Duck Season Review
Alfonso Cuaron has led something of a charmed life thus far, his involvement on a film being a virtual guarantee of quality and the man himself now universally recognized as a master of the teen coming of age film. Though Fernando Eimbcke’s Duck Season doesn’t quite have the energy of a Cuaron directed effort it is dead simple to see what drew him to a producer’s role on this low key tale of a lazy Sunday afternoon.

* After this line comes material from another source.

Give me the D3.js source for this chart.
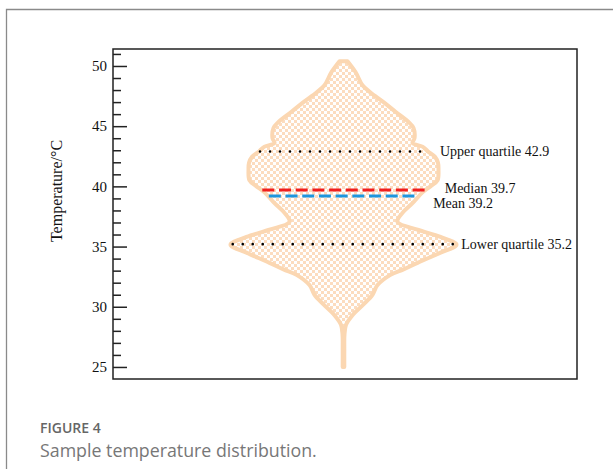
<!DOCTYPE html>
<html>
<head>
<meta charset="utf-8">
<script src="https://cdn.jsdelivr.net/npm/d3@7"></script>
<style>
  body { margin: 0; background: #fff; }
  svg { display: block; }
</style>
</head>
<body>
<div id="chart"></div>
<script>
// violin profile: temperature (°C) and kernel density (x100)
var temps   = [50.4, 49.5, 48.4, 47.8, 47.0, 46.2, 45.35, 44.85, 44.0, 43.6, 43.3, 42.9, 42.45, 41.95, 41.4, 40.5, 40.0, 39.5, 38.6, 37.8, 37.05, 36.4, 35.8, 35.15, 34.5, 33.65, 33.1, 32.65, 31.8, 31.0, 30.2, 29.3, 28.5, 27.7, 26.5, 25.0];
var density = [0.4, 1.2, 1.9, 2.7, 4.0, 5.2, 6.5, 7.0, 7.1, 6.9, 7.9, 8.45, 9.15, 9.45, 9.5, 9.4, 8.7, 7.9, 6.9, 5.9, 5.4, 7.4, 9.7, 11.3, 9.7, 7.4, 6.0, 4.7, 3.4, 2.9, 2.0, 0.9, 0.25, 0.1, 0.08, 0.08];

var statNames  = ['Upper quartile', 'Median', 'Mean', 'Lower quartile'];
var statValues = [42.9, 39.7, 39.2, 35.2];

var yMajor = [25, 30, 35, 40, 45, 50];
var yMinor = [26, 27, 28, 29, 31, 32, 33, 34, 36, 37, 38, 39, 41, 42, 43, 44, 46, 47, 48, 49, 51];

var width = 613, height = 469;
var box = { left: 113, top: 49, right: 577, bottom: 379 };
var cx = 343.5;
var serif = '"Liberation Serif", "Times New Roman", serif';

var svg = d3.select('#chart').append('svg')
  .attr('width', width)
  .attr('height', height);

svg.append('rect').attr('width', width).attr('height', height).attr('fill', '#fff');

// card frame (left and top edges visible)
svg.append('path')
  .attr('d', 'M6.5,' + (height + 5) + 'V9.5H' + (width + 5))
  .attr('fill', 'none')
  .attr('stroke', '#8a8a8a')
  .attr('stroke-width', 1.3);

var y = d3.scaleLinear().domain([24.0, 51.41]).range([box.bottom, box.top]);
var xd = d3.scaleLinear().domain([-12, 12]).range([cx - 120, cx + 120]);

// checker pattern fill
var defs = svg.append('defs');
var pat = defs.append('pattern')
  .attr('id', 'checker')
  .attr('patternUnits', 'userSpaceOnUse')
  .attr('width', 6).attr('height', 6);
pat.append('rect').attr('width', 6).attr('height', 6).attr('fill', '#fff');
pat.append('rect').attr('width', 3).attr('height', 3).attr('fill', '#fcdcbf');
pat.append('rect').attr('x', 3).attr('y', 3).attr('width', 3).attr('height', 3).attr('fill', '#fcdcbf');

var profile = temps.map(function(t, i) { return { t: t, d: density[i] }; });

var area = d3.area()
  .y(function(p) { return y(p.t); })
  .x0(function(p) { return xd(-p.d); })
  .x1(function(p) { return xd(p.d); })
  .curve(d3.curveCatmullRom.alpha(0.5));

svg.append('path')
  .datum(profile)
  .attr('d', area)
  .attr('fill', 'url(#checker)')
  .attr('stroke', '#fbd7b2')
  .attr('stroke-width', 4)
  .attr('stroke-linejoin', 'round');

// density at a temperature, linear between profile points
function densityAt(t) {
  for (var i = 0; i < temps.length - 1; i++) {
    if (t <= temps[i] && t >= temps[i + 1]) {
      var f = (temps[i] - t) / (temps[i] - temps[i + 1]);
      return density[i] + f * (density[i + 1] - density[i]);
    }
  }
  return 0;
}

var statStyle = [
  { stroke: '#000', width: 2.6, dash: '0,10', cap: 'round', dx: 13, dy: 4.5 },
  { stroke: '#f01e1e', width: 3, dash: '12,4.7', cap: 'butt', dx: 20, dy: 3.5 },
  { stroke: '#1e96de', width: 3, dash: '12,4.7', cap: 'butt', dx: 15, dy: 12 },
  { stroke: '#000', width: 2.6, dash: '0,10', cap: 'round', dx: 7, dy: 4.5 }
];

statValues.forEach(function(v, i) {
  var s = statStyle[i];
  var d = densityAt(v) - 0.1;
  svg.append('line')
    .attr('x1', xd(-d)).attr('x2', xd(d))
    .attr('y1', y(v)).attr('y2', y(v))
    .attr('stroke', s.stroke)
    .attr('stroke-width', s.width)
    .attr('stroke-dasharray', s.dash)
    .attr('stroke-linecap', s.cap);
  svg.append('text')
    .attr('x', xd(d) + s.dx)
    .attr('y', y(v) + s.dy)
    .attr('font-family', serif)
    .attr('font-size', '14px')
    .attr('fill', '#111')
    .text(statNames[i] + ' ' + v.toFixed(1));
});

// plot box
svg.append('rect')
  .attr('x', box.left).attr('y', box.top)
  .attr('width', box.right - box.left).attr('height', box.bottom - box.top)
  .attr('fill', 'none')
  .attr('stroke', '#222')
  .attr('stroke-width', 1.5);

var axis = svg.append('g').attr('transform', 'translate(' + box.left + ',0)');
axis.call(d3.axisLeft(y).tickValues(yMajor).tickSizeInner(-14).tickSizeOuter(0).tickPadding(6));
var minor = svg.append('g').attr('transform', 'translate(' + box.left + ',0)');
minor.call(d3.axisLeft(y).tickValues(yMinor).tickSizeInner(-8).tickSizeOuter(0).tickFormat(''));

svg.selectAll('.domain').remove();
svg.selectAll('.tick line').attr('stroke', '#222').attr('stroke-width', 1.5);
axis.selectAll('.tick text')
  .attr('font-family', serif)
  .attr('font-size', '15px')
  .attr('fill', '#111');

svg.append('text')
  .attr('transform', 'translate(62,' + 191 + ') rotate(-90)')
  .attr('text-anchor', 'middle')
  .attr('font-family', serif)
  .attr('font-size', '16px')
  .attr('fill', '#111')
  .text('Temperature/°C');

// caption
svg.append('text')
  .attr('x', 40).attr('y', 433)
  .attr('font-family', '"Open Sans", sans-serif')
  .attr('font-size', '14px')
  .attr('font-weight', 600)
  .attr('fill', '#666')
  .text('FIGURE 4');
svg.append('text')
  .attr('x', 40).attr('y', 457)
  .attr('font-family', '"Open Sans", sans-serif')
  .attr('font-size', '17.8px')
  .attr('fill', '#777')
  .text('Sample temperature distribution.');
</script>
</body>
</html>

Flama and Moko, fourteen year old best friends, plan to spend their Sunday the same way they do every week, loading up on junk food and playing video games at Flama’s place while his parents are away. But their plan develops a major problem when the power goes out, rendering the video game plan moot. The duo becomes a trio when Flama’s sixteen year old neighbor Rita drops in unannounced to bake a cake, and then a quartet when the pizza delivery man simply refuses to leave after the boys refuse to pay him for being eleven seconds over the thirty minute guarantee.
With the power out all of the normal electronic distractions are removed and over the span of the day the four are forced to – gasp! – actually get to know one another and different layers to each of the characters slowly unfold. Flama is dealing with anger surrounding his parents’ ongoing break up, Moko is struggling with nascent gay tendencies, Rita is baking herself a cake at Flama’s house because her family has forgotten that today is her birthday, pizza man feels trapped in a useless job in a city he hates by the need to take care of an elderly aunt. It’s a lot to process but Eimbcke handles it with a light touch, a graceful script, and a generous helping of pot brownies.

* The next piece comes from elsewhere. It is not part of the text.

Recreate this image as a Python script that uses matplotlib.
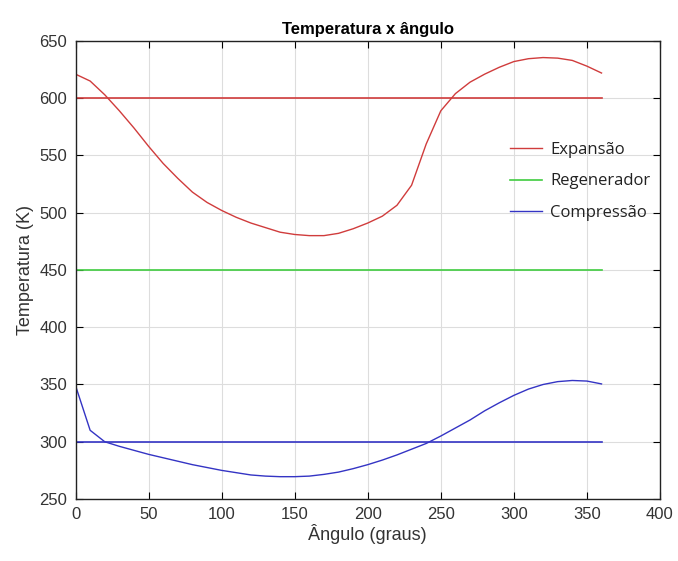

Beautifully shot in black and white Eimbcke’s cast is solid if not spectacular with the film shot in a fairly naturalistic style with only occasional stylistic flourishes. The straight forward style means that the film can drag a bit in places being, as it is, nothing more than four people spending the day sitting around an apartment and filling the time as best they can. But while it could stand to have a little more zip the characters ring remarkably true.
The soon to be released DVD features an excellent anamorphic transfer of the film with the original Spanish soundtrack and optional English, French and Spanish subtitles, but nothing else beyond the theatrical trailer.